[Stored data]

══════════

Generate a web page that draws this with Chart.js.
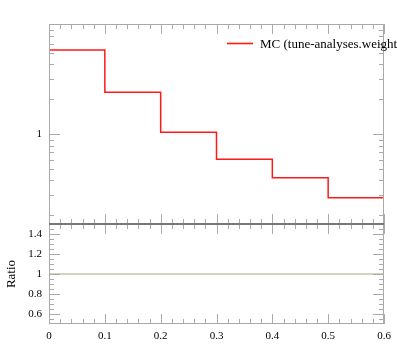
<!DOCTYPE html>
<html>
<head>
<meta charset="utf-8">
<script src="https://cdn.jsdelivr.net/npm/chart.js@4/dist/chart.umd.min.js"></script>
<style>
  html, body { margin: 0; padding: 0; background: #fff; }
  #wrap { position: relative; width: 397px; height: 358px; overflow: hidden; }
  canvas { position: absolute; left: 0; }
  #main { top: 0; }
  #ratio { top: 208px; }
</style>
</head>
<body>
<div id="wrap">
  <canvas id="main" width="397" height="240"></canvas>
  <canvas id="ratio" width="397" height="150"></canvas>
</div>
<script>
// Histogram with ratio panel underneath. Bin edges + per-bin values, drawn as steps.
const binEdges = [0, 0.1, 0.2, 0.3, 0.4, 0.5, 0.6];
const mcValues = [5.33, 2.30, 1.04, 0.609, 0.422, 0.284];
const ratioValues = [1, 1, 1, 1, 1, 1];
const seriesLabel = "MC (tune-analyses.weight";

const xLabels = [0, 0.1, 0.2, 0.3, 0.4, 0.5, 0.6];
const xMinor = [0.02, 0.04, 0.06, 0.08, 0.12, 0.14, 0.16, 0.18, 0.22, 0.24, 0.26, 0.28,
  0.32, 0.34, 0.36, 0.38, 0.42, 0.44, 0.46, 0.48, 0.52, 0.54, 0.56, 0.58];
const mainLabels = [1];
const mainMinor = [0.2, 0.3, 0.4, 0.5, 0.6, 0.7, 0.8, 0.9, 2, 3, 4, 5, 6, 7, 8];
const ratioLabels = [0.6, 0.8, 1, 1.2, 1.4];
const ratioMinor = [0.55, 0.65, 0.7, 0.75, 0.85, 0.9, 0.95, 1.05, 1.1, 1.15, 1.25, 1.3, 1.35, 1.45];

const FONT = "'Liberation Serif', 'DejaVu Serif', serif";
const FRAME = "#aaa";
const MC_COLOR = "rgba(255,0,0,0.9)";
const RATIO_COLOR = "#a8a878";

// histogram steps: one point per left edge, plus the closing right edge
function steps(values) {
  const pts = values.map((v, i) => ({ x: binEdges[i], y: v }));
  pts.push({ x: binEdges[binEdges.length - 1], y: values[values.length - 1] });
  return pts;
}

// frame + inward ticks on all four sides
const frame = {
  id: "frame",
  afterDatasetsDraw(chart, args, o) {
    const { ctx, chartArea: a, scales } = chart;
    const line = (x1, y1, x2, y2) => { ctx.beginPath(); ctx.moveTo(x1, y1); ctx.lineTo(x2, y2); ctx.stroke(); };
    const px = (v) => Math.round(scales.x.getPixelForValue(v)) + 0.5;
    const py = (v) => Math.round(scales.y.getPixelForValue(v)) + 0.5;
    ctx.save();
    ctx.lineWidth = 1;
    ctx.strokeStyle = FRAME;
    xMinor.forEach((v) => { const x = px(v); line(x, a.top, x, a.top + 5); line(x, a.bottom, x, a.bottom - 5); });
    xLabels.forEach((v) => { const x = px(v); line(x, a.top, x, a.top + 10); line(x, a.bottom, x, a.bottom - 10); });
    o.yMinor.forEach((v) => { const y = py(v); line(a.left, y, a.left + 5, y); line(a.right, y, a.right - 5, y); });
    o.yMajor.forEach((v) => { const y = py(v); line(a.left, y, a.left + 11, y); line(a.right, y, a.right - 11, y); });
    ctx.strokeRect(Math.round(a.left) + 0.5, Math.round(a.top) + 0.5, Math.round(a.right - a.left) - 1, Math.round(a.bottom - a.top) - 1);
    // the shared edge between the two panels is darker
    ctx.strokeStyle = "#777";
    const ey = o.darkEdge === "bottom" ? Math.round(a.bottom) - 0.5 : Math.round(a.top) + 0.5;
    line(a.left, ey, a.right, ey);
    if (o.legend) {
      const ly = a.top + 19.5;
      ctx.strokeStyle = MC_COLOR;
      ctx.lineWidth = 1.6;
      line(a.right - 157, ly, a.right - 131, ly);
      ctx.fillStyle = "#000";
      ctx.font = "13px " + FONT;
      ctx.textBaseline = "middle";
      ctx.fillText(chart.data.datasets[0].label, a.right - 124, ly + 1);
    }
    ctx.restore();
  },
};

const tickFont = { family: FONT, size: 11 };

function yAxis(type, min, max, labels, extra) {
  return Object.assign({
    type, min, max,
    afterFit: (s) => { s.width = 49; },
    afterBuildTicks: (s) => { s.ticks = labels.map((v) => ({ value: v })); },
    grid: { display: false, drawTicks: false },
    border: { display: false },
    ticks: { color: "#000", font: tickFont, padding: 7, autoSkip: false, callback: (v) => String(v) },
  }, extra || {});
}

new Chart(document.getElementById("main"), {
  type: "line",
  data: {
    datasets: [{
      label: seriesLabel,
      data: steps(mcValues),
      stepped: "before",
      borderColor: MC_COLOR,
      borderWidth: 1.5,
      pointRadius: 0,
      fill: false,
    }],
  },
  options: {
    responsive: false,
    animation: false,
    devicePixelRatio: 1,
    layout: { padding: { top: 24, right: 13, bottom: 16, left: 0 } },
    plugins: {
      legend: { display: false },
      tooltip: { enabled: false },
      frame: { yMajor: mainLabels, yMinor: mainMinor, darkEdge: "bottom", legend: true },
    },
    scales: {
      x: { type: "linear", min: 0, max: 0.6, display: false },
      y: yAxis("logarithmic", 0.1686, 8.93, mainLabels),
    },
  },
  plugins: [frame],
});

new Chart(document.getElementById("ratio"), {
  type: "line",
  data: {
    datasets: [{
      label: "Ratio",
      data: steps(ratioValues),
      stepped: "before",
      borderColor: RATIO_COLOR,
      borderWidth: 1.2,
      pointRadius: 0,
      fill: false,
    }],
  },
  options: {
    responsive: false,
    animation: false,
    devicePixelRatio: 1,
    layout: { padding: { top: 16, right: 13, bottom: 0, left: 0 } },
    plugins: {
      legend: { display: false },
      tooltip: { enabled: false },
      frame: { yMajor: ratioLabels, yMinor: ratioMinor, darkEdge: "top" },
    },
    scales: {
      x: {
        type: "linear", min: 0, max: 0.6,
        afterFit: (s) => { s.height = 34; },
        afterBuildTicks: (s) => { s.ticks = xLabels.map((v) => ({ value: v })); },
        grid: { display: false, drawTicks: false },
        border: { display: false },
        ticks: { color: "#000", font: tickFont, padding: 6, maxRotation: 0, autoSkip: false, callback: (v) => String(v) },
      },
      y: yAxis("linear", 0.5, 1.5, ratioLabels, {
        title: { display: true, text: "Ratio", color: "#000", font: { family: FONT, size: 13 }, padding: { top: 4, bottom: 0 } },
      }),
    },
  },
  plugins: [frame],
});
</script>
</body>
</html>
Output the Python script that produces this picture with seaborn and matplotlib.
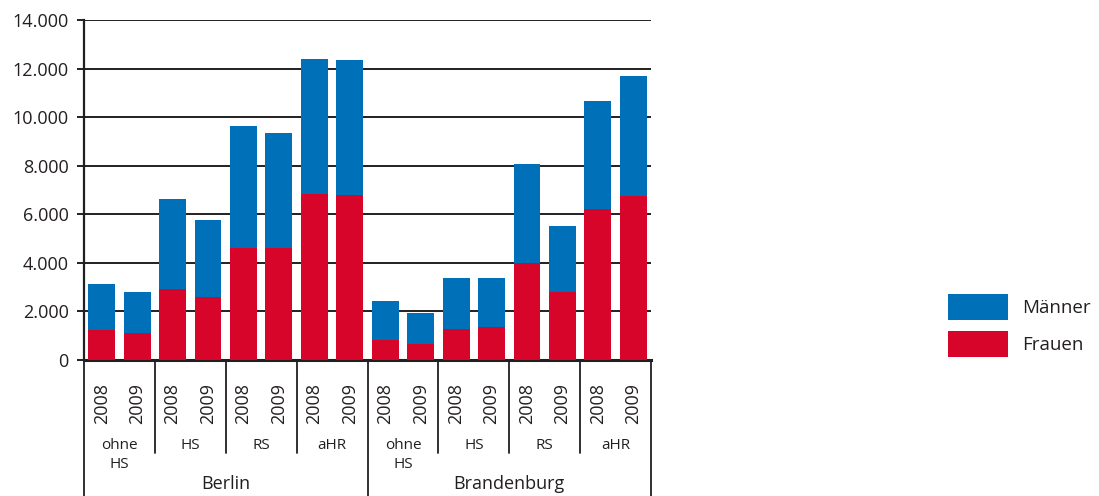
import matplotlib
matplotlib.use("Agg")
import matplotlib.pyplot as plt
import seaborn as sns
import pandas as pd
from matplotlib.patches import Patch
from matplotlib.ticker import FuncFormatter

# data
regions = ["Berlin", "Brandenburg"]
schools = ["ohne\nHS", "HS", "RS", "aHR"]
years = ["2008", "2009"]

total_berlin = [3130, 2800, 6630, 5760, 9630, 9350, 12390, 12350]
frauen_berlin = [1240, 1130, 2920, 2610, 4630, 4630, 6850, 6790]
total_brandenburg = [2430, 1950, 3380, 3380, 8070, 5520, 10660, 11690]
frauen_brandenburg = [840, 670, 1280, 1360, 3990, 2810, 6220, 6770]

blue = "#0070b8"
red = "#d8052b"
ink = "#231f20"

rows = []
for reg, tot, fra in [("Berlin", total_berlin, frauen_berlin),
                      ("Brandenburg", total_brandenburg, frauen_brandenburg)]:
    i = 0
    for s in schools:
        for y in years:
            rows.append({"key": f"{reg} {s} {y}", "region": reg, "school": s,
                         "year": y, "total": tot[i], "frauen": fra[i]})
            i += 1
df = pd.DataFrame(rows)
df["maenner"] = df["total"] - df["frauen"]

sns.set_style("white")
plt.rcParams["font.family"] = ["Open Sans", "DejaVu Sans"]
plt.rcParams["text.color"] = ink

fig = plt.figure(figsize=(10.99, 4.96), dpi=100)
ax = fig.add_axes([84 / 1099, 136 / 496, 567 / 1099, 340 / 496])

order = list(df["key"])
# stacked: full bar in blue, women drawn over it in red
sns.barplot(data=df, x="key", y="total", order=order, color=blue,
            saturation=1, width=0.76, linewidth=0, ax=ax, zorder=3)
sns.barplot(data=df, x="key", y="frauen", order=order, color=red,
            saturation=1, width=0.76, linewidth=0, ax=ax, zorder=4)

ax.set_xlim(-0.5, len(df) - 0.5)
ax.set_ylim(0, 14000)
ax.set_yticks(range(0, 14001, 2000))
ax.yaxis.set_major_formatter(FuncFormatter(lambda v, p: f"{int(v):,}".replace(",", ".")))
ax.yaxis.grid(True, color=ink, lw=1.4)
ax.set_axisbelow(True)
ax.tick_params(axis="y", length=5, width=1.4, color=ink, pad=6,
               labelsize=13, left=True, labelcolor=ink)
ax.set_xticks(range(len(df)))
ax.set_xticklabels(df["year"], rotation=90, fontsize=13, va="top")
ax.tick_params(axis="x", length=0, pad=16.5, labelcolor=ink)
ax.set_xlabel("")
ax.set_ylabel("")

for side in ["top", "right"]:
    ax.spines[side].set_visible(False)
ax.spines["left"].set_color(ink)
ax.spines["left"].set_linewidth(1.6)
ax.spines["bottom"].set_color(ink)
ax.spines["bottom"].set_linewidth(2.2)

# separators and group labels below the axis
xt = ax.get_xaxis_transform()
n = len(df)
for g in range(0, n + 1, 2):
    x = g - 0.5
    bottom = -0.41 if g % 8 == 0 else -0.2735
    ax.plot([x, x], [0, bottom], transform=xt, color=ink, lw=1.3, clip_on=False)

for j in range(0, n, 2):
    for line_no, part in enumerate(df["school"][j].split("\n")):
        ax.text(j + 0.5, -0.2529 - 0.053 * line_no, part, transform=xt,
                ha="center", va="center", fontsize=11)

for k, reg in enumerate(regions):
    ax.text(k * 8 + 3.5, -0.366, reg, transform=xt, ha="center", va="center", fontsize=13)

handles = [Patch(facecolor=blue, edgecolor="none", label="Männer"),
           Patch(facecolor=red, edgecolor="none", label="Frauen")]
fig.legend(handles=handles, loc="upper left", bbox_to_anchor=(948 / 1099, 1 - 294 / 496),
           frameon=False, fontsize=13.5, handlelength=3.2, handleheight=1.76,
           handletextpad=0.75, labelspacing=0.58, borderpad=0, borderaxespad=0)

fig.savefig("out.png", dpi=100)
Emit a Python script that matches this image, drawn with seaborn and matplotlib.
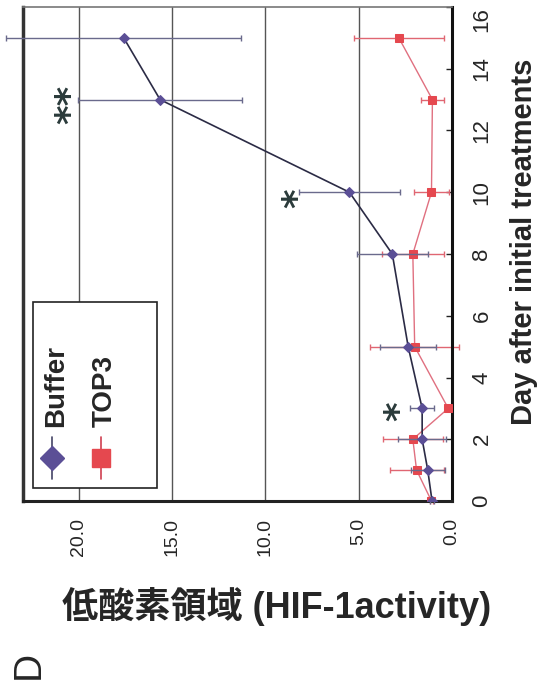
import numpy as np
import pandas as pd
import matplotlib
matplotlib.use("Agg")
import matplotlib.pyplot as plt
import seaborn as sns

# days after initial treatment
days = [0, 1, 2, 3, 5, 8, 10, 13, 15]
# HIF-1 activity (hypoxic area)
buffer_vals = [1.07, 1.3, 1.6, 1.6, 2.35, 3.2, 5.5, 15.65, 17.6]
buffer_err = [0.1, 0.9, 1.3, 0.65, 1.5, 1.9, 2.7, 4.4, 6.3]
top3_vals = [1.1, 1.9, 2.1, 0.2, 2.0, 2.1, 1.1, 1.05, 2.85]
top3_err = [0.1, 1.45, 1.6, 0.1, 2.4, 1.65, 0.95, 0.6, 2.4]

value_ticks = [0, 5, 10, 15, 20]
value_ticklabels = ["0.0", "5.0", "10.0", "15.0", "20.0"]
day_ticks = [0, 2, 4, 6, 8, 10, 12, 14, 16]

# significance marks: (value, day, text)
stars = [(20.4, 12.85, "**"), (8.25, 9.8, "*"), (2.8, 2.9, "*")]

sns.set_style("white")
plt.rcParams['font.family'] = ['Liberation Sans', 'Noto Sans CJK JP', 'DejaVu Sans']

df = pd.DataFrame({
    "day": days * 2,
    "value": buffer_vals + top3_vals,
    "group": ["Buffer"] * len(days) + ["TOP3"] * len(days),
})

fig = plt.figure(figsize=(5.41, 6.88), dpi=100)
ax = fig.add_axes([23 / 541, 1 - 501 / 688, 429 / 541, 494 / 688])

# chart is drawn rotated: value runs horizontally (inverted), day runs upward
for v in value_ticks[1:]:
    ax.axvline(v, color="#555555", lw=1.0, zorder=1)

red = "#e5484f"
purple = "#5b4f96"

ax.errorbar(top3_vals, days, xerr=top3_err, fmt="none", ecolor="#e06672",
            elinewidth=1.0, capsize=2.5, capthick=1.0, zorder=2, clip_on=False)
sns.lineplot(data=df[df.group == "TOP3"], x="value", y="day", orient="y",
             color="#e07080", lw=1.0, marker="s", markersize=6,
             markerfacecolor=red, markeredgecolor=red, ax=ax, zorder=3)

ax.errorbar(buffer_vals, days, xerr=buffer_err, fmt="none", ecolor="#6a6a8c",
            elinewidth=1.0, capsize=2.5, capthick=1.0, zorder=4, clip_on=False)
sns.lineplot(data=df[df.group == "Buffer"], x="value", y="day", orient="y",
             color="#2b2b45", lw=1.2, marker="D", markersize=5.5,
             markerfacecolor=purple, markeredgecolor=purple, ax=ax, zorder=5)

for v, d, s in stars:
    ax.text(v, d, s, rotation=90, ha="center", va="center", fontsize=27,
            fontweight="bold", color="#2a3a3a", family="DejaVu Sans")

ax.set_xlim(23, 0)
ax.set_ylim(0, 16)
ax.set_xticks(value_ticks)
ax.set_xticklabels(value_ticklabels, rotation=90, fontsize=14)
ax.tick_params(axis="x", length=0, pad=12)
ax.yaxis.tick_right()
ax.set_yticks(day_ticks)
ax.set_yticklabels([str(d) for d in day_ticks], rotation=90, fontsize=16,
                   va="center")
ax.get_yticklabels()[-1].set_va("top")
ax.tick_params(axis="y", direction="in", length=4, width=1, pad=14,
               right=True, left=False, color="#222222")

ax.set_xlabel("低酸素領域 (HIF-1activity)", fontsize=26, fontweight="bold",
              va="center")
ax.xaxis.set_label_coords(0.592, -0.2126)
ax.yaxis.set_label_position("right")
ax.set_ylabel("Day after initial treatments", fontsize=21, fontweight="bold",
              rotation=90, va="center")
ax.yaxis.set_label_coords(1.168, 0.524)

for side, lw, col in [("left", 2.5, "#333333"), ("right", 2.2, "#111111"),
                      ("bottom", 2.2, "#222222"), ("top", 1.2, "#777777")]:
    ax.spines[side].set_linewidth(lw)
    ax.spines[side].set_color(col)
    ax.spines[side].set_visible(True)

# legend drawn rotated, in axes fraction
tr = ax.transAxes
ax.add_patch(plt.Rectangle((0.023, 0.026), 0.289, 0.377, transform=tr,
                           facecolor="white", edgecolor="#222222", lw=1.2,
                           zorder=6))
ax.plot([0.068, 0.068], [0.045, 0.13], transform=tr, color="#444466",
        lw=1.2, zorder=7)
ax.plot([0.068], [0.087], transform=tr, marker="D", markersize=12,
        color=purple, zorder=8)
ax.plot([0.182, 0.182], [0.045, 0.13], transform=tr, color="#d04050",
        lw=1.2, zorder=7)
ax.plot([0.182], [0.087], transform=tr, marker="s", markersize=13,
        color=red, zorder=8)
ax.text(0.078, 0.15, "Buffer", transform=tr, rotation=90, ha="center",
        va="bottom", fontsize=20, fontweight="bold", zorder=8)
ax.text(0.19, 0.15, "TOP3", transform=tr, rotation=90, ha="center",
        va="bottom", fontsize=20, fontweight="bold", zorder=8)

fig.text(29 / 541, 1 - 665 / 688, "D", rotation=90, ha="center", va="center",
         fontsize=28)

fig.savefig("out.png", dpi=100)
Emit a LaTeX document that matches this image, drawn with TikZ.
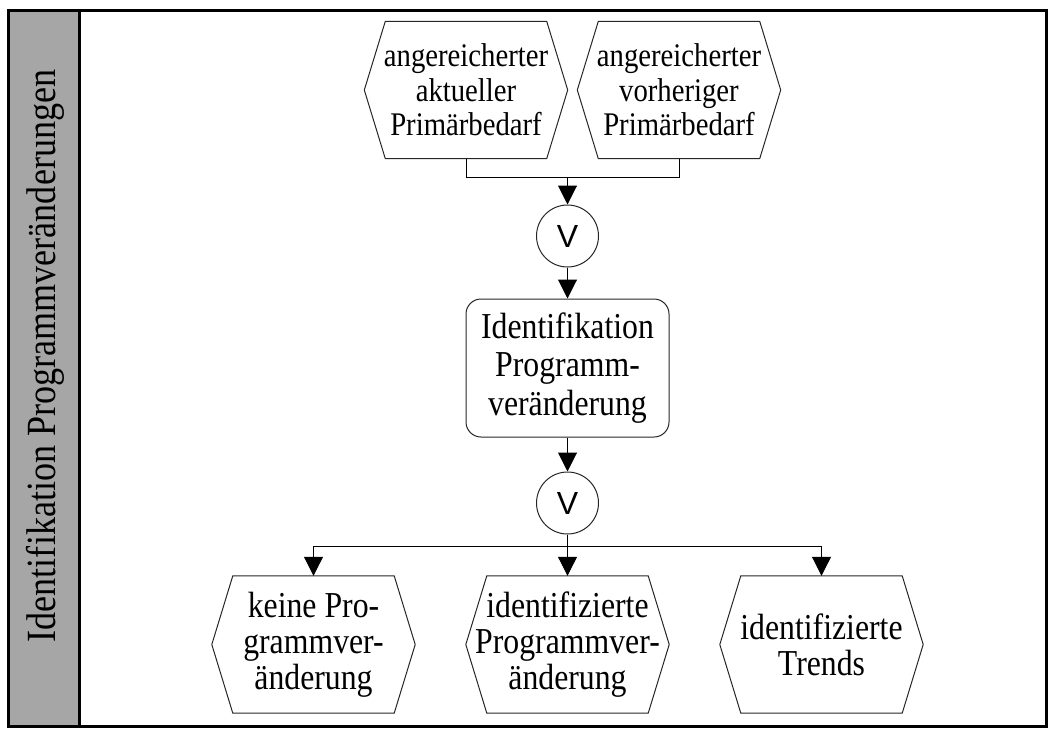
\documentclass[tikz,border=0pt]{standalone}
\usepackage{fontspec}
\setmainfont{Liberation Serif}[FakeStretch=0.87]
\newfontfamily\joinfont{Liberation Sans}
\usetikzlibrary{arrows.meta,calc}
\definecolor{lanegray}{RGB}{166,166,166}
\begin{document}
\begin{tikzpicture}[x=1pt,y=-1pt,
  hexnode/.style={minimum width=203pt, minimum height=137pt, inner sep=0pt, align=center},
  topfont/.style={font=\fontsize{33}{34.5}\selectfont},
  botfont/.style={font=\fontsize{36.5}{36}\selectfont},
  hexline/.style={draw=black!85, line width=1pt},
  joinnode/.style={circle, draw=black!85, line width=1pt, minimum size=62pt, inner sep=0pt,
    font=\joinfont\fontsize{32}{32}\selectfont},
  funcnode/.style={rectangle, rounded corners=15pt, draw=black!85, line width=1pt,
    minimum width=203pt, minimum height=138pt, inner sep=0pt, align=center,
    font=\fontsize{36.5}{38.5}\selectfont},
  plain/.style={line width=1pt},
  flow/.style={line width=1pt, -{Triangle[length=19pt,width=19pt]}}
]
\useasboundingbox (0,0) rectangle (1048,728);

% swimlane frame
\fill[lanegray] (8,10) rectangle (79,726.5);
\draw[line width=3pt] (8,10) rectangle (1046.5,726.5);
\draw[line width=3pt] (79,10) -- (79,726.5);
\node[rotate=90, font=\fontsize{41.5}{41.5}\selectfont] (lane) at (45,356) {Identifikation Programmveränderungen};

% input events
\node[hexnode, topfont] (inL) at (466,90) {angereicherter\\aktueller\\Primärbedarf};
\node[hexnode, topfont] (inR) at (679,90) {angereicherter\\vorheriger\\Primärbedarf};

% connectors and function
\node[joinnode] (or1) at (567.5,236) {V};
\node[funcnode] (fn) at (567.5,368) {Identifikation\\Programm-\\veränderung};
\node[joinnode] (or2) at (567.5,503) {V};

% output events
\node[hexnode, botfont] (outA) at (313.5,644.5) {keine Pro-\\grammver-\\änderung};
\node[hexnode, botfont] (outB) at (567.5,644.5) {identifizierte\\Programmver-\\änderung};
\node[hexnode, botfont] (outC) at (821.5,644.5) {identifizierte\\Trends};

% hexagonal event outlines
\foreach \n in {inL,inR,outA,outB,outC}
  \draw[hexline] (\n.west) -- ([xshift=21pt]\n.north west) -- ([xshift=-21pt]\n.north east)
    -- (\n.east) -- ([xshift=-21pt]\n.south east) -- ([xshift=21pt]\n.south west) -- cycle;

% flow
\coordinate (m1) at (567.5,177);
\coordinate (m2) at (567.5,546);
\draw[plain] (inL.south) -- (inL.south |- m1) -- (inR.south |- m1) -- (inR.south);
\draw[flow] (m1) -- (or1);
\draw[flow] (or1) -- (fn);
\draw[flow] (fn) -- (or2);
\draw[plain] (or2) -- (m2);
\draw[flow] (m2) -| (outA.north);
\draw[flow] (m2) -- (outB.north);
\draw[flow] (m2) -| (outC.north);
\end{tikzpicture}
\end{document}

══════════

- **Task goal**
Identify all lines in the records above with the word "drawn".

- **Result of this task**
// Histogram with ratio panel underneath. Bin edges + per-bin values, drawn as steps.
# stacked: full bar in blue, women drawn over it in red
Emit a Python script that matches this image, drawn with seaborn and matplotlib.
# chart is drawn rotated: value runs horizontally (inverted), day runs upward
# legend drawn rotated, in axes fraction
Emit a LaTeX document that matches this image, drawn with TikZ.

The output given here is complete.